*The task*
Restate each of the lines below word for word and drop every picture.
+++
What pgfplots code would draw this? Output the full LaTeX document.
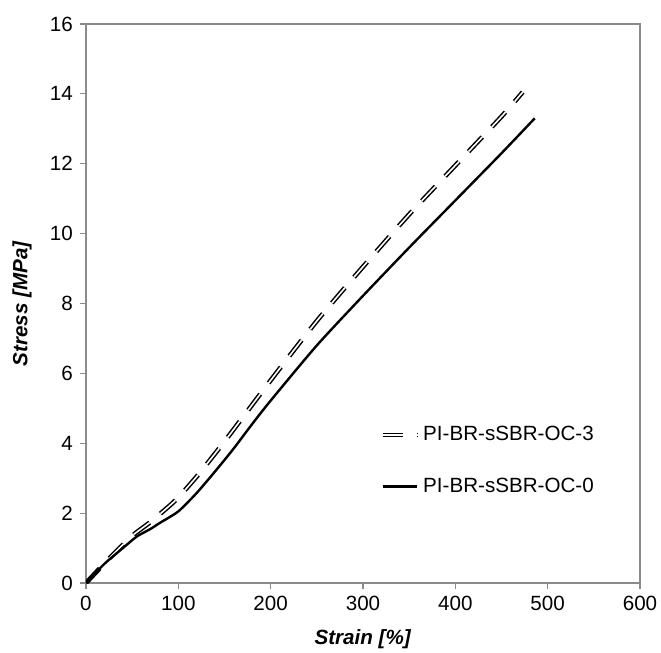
\documentclass[border=0pt]{standalone}
\usepackage{fontspec}
\setmainfont{Liberation Sans}
\usepackage{pgfplots}
\pgfplotsset{compat=1.18}
\definecolor{axgray}{HTML}{8A8A8A}

\begin{document}
\begin{tikzpicture}
\begin{axis}[
    scale only axis,
    width=277pt, height=279.5pt,
    xmin=0, xmax=600, ymin=0, ymax=16,
    xtick={0,100,...,600},
    ytick={0,2,...,16},
    tick align=outside,
    xtick pos=left, ytick pos=left,
    major tick length=3pt,
    axis line style={axgray, line width=0.6pt},
    every tick/.style={axgray, line width=0.6pt},
    /pgf/number format/assume math mode=true,
    ticklabel style={font=\fontsize{10.3}{12}\selectfont},
    xlabel={\textbf{\textit{Strain [\%]}}},
    ylabel={\textbf{\textit{Stress [MPa]}}},
    label style={font=\fontsize{10.3}{12}\selectfont},
    xlabel style={at={(rel axis cs:0.5,-0.07)}, anchor=north},
    ylabel style={at={(rel axis cs:-0.1155,0.5)}, anchor=center, rotate=0},
    legend style={draw=none, fill=none, at={(rel axis cs:0.52,0.295)},
        anchor=north west, row sep=13pt,
        font=\fontsize{10.3}{12}\selectfont},
    legend cell align=left,
]

% PI-BR-sSBR-OC-3
\addplot[black, line width=0.75pt, double=white, double distance=0.8pt,
    dash pattern=on 10pt off 7pt, smooth, tension=0.4] coordinates {
    (0,0) (25,0.7) (50,1.35) (70,1.75) (90,2.2) (100,2.45)
    (120,3.05) (150,4.05) (200,5.8) (250,7.5) (300,9.05)
    (350,10.55) (400,11.95) (450,13.35) (473,14.05)
};
\addlegendentry{PI-BR-sSBR-OC-3}

% PI-BR-sSBR-OC-0
\addplot[black, line width=1.2pt, smooth, tension=0.4] coordinates {
    (0,0) (20,0.55) (40,1.0) (55,1.33) (70,1.55) (80,1.72) (100,2.05)
    (120,2.58) (140,3.2) (160,3.85) (180,4.55) (200,5.22) (250,6.8)
    (300,8.22) (350,9.6) (400,10.95) (450,12.3) (486,13.3)
};
\addlegendentry{PI-BR-sSBR-OC-0}

\coordinate (bl) at (rel axis cs:-0.1552,-0.124);
\coordinate (tr) at (rel axis cs:1.0379,1.0429);
\end{axis}
\pgfresetboundingbox
\path (bl) rectangle (tr);
\end{tikzpicture}
\end{document}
+++
*Result*
What pgfplots code would draw this? Output the full LaTeX document.
\documentclass[border=0pt]{standalone}
\usepackage{fontspec}
\setmainfont{Liberation Sans}
\usepackage{pgfplots}
\pgfplotsset{compat=1.18}
\definecolor{axgray}{HTML}{8A8A8A}

\begin{document}
\begin{tikzpicture}
\begin{axis}[
    scale only axis,
    width=277pt, height=279.5pt,
    xmin=0, xmax=600, ymin=0, ymax=16,
    xtick={0,100,...,600},
    ytick={0,2,...,16},
    tick align=outside,
    xtick pos=left, ytick pos=left,
    major tick length=3pt,
    axis line style={axgray, line width=0.6pt},
    every tick/.style={axgray, line width=0.6pt},
    /pgf/number format/assume math mode=true,
    ticklabel style={font=\fontsize{10.3}{12}\selectfont},
    xlabel={\textbf{\textit{Strain [\%]}}},
    ylabel={\textbf{\textit{Stress [MPa]}}},
    label style={font=\fontsize{10.3}{12}\selectfont},
    xlabel style={at={(rel axis cs:0.5,-0.07)}, anchor=north},
    ylabel style={at={(rel axis cs:-0.1155,0.5)}, anchor=center, rotate=0},
    legend style={draw=none, fill=none, at={(rel axis cs:0.52,0.295)},
        anchor=north west, row sep=13pt,
        font=\fontsize{10.3}{12}\selectfont},
    legend cell align=left,
]

% PI-BR-sSBR-OC-3
\addplot[black, line width=0.75pt, double=white, double distance=0.8pt,
    dash pattern=on 10pt off 7pt, smooth, tension=0.4] coordinates {
    (0,0) (25,0.7) (50,1.35) (70,1.75) (90,2.2) (100,2.45)
    (120,3.05) (150,4.05) (200,5.8) (250,7.5) (300,9.05)
    (350,10.55) (400,11.95) (450,13.35) (473,14.05)
};
\addlegendentry{PI-BR-sSBR-OC-3}

% PI-BR-sSBR-OC-0
\addplot[black, line width=1.2pt, smooth, tension=0.4] coordinates {
    (0,0) (20,0.55) (40,1.0) (55,1.33) (70,1.55) (80,1.72) (100,2.05)
    (120,2.58) (140,3.2) (160,3.85) (180,4.55) (200,5.22) (250,6.8)
    (300,8.22) (350,9.6) (400,10.95) (450,12.3) (486,13.3)
};
\addlegendentry{PI-BR-sSBR-OC-0}

\coordinate (bl) at (rel axis cs:-0.1552,-0.124);
\coordinate (tr) at (rel axis cs:1.0379,1.0429);
\end{axis}
\pgfresetboundingbox
\path (bl) rectangle (tr);
\end{tikzpicture}
\end{document}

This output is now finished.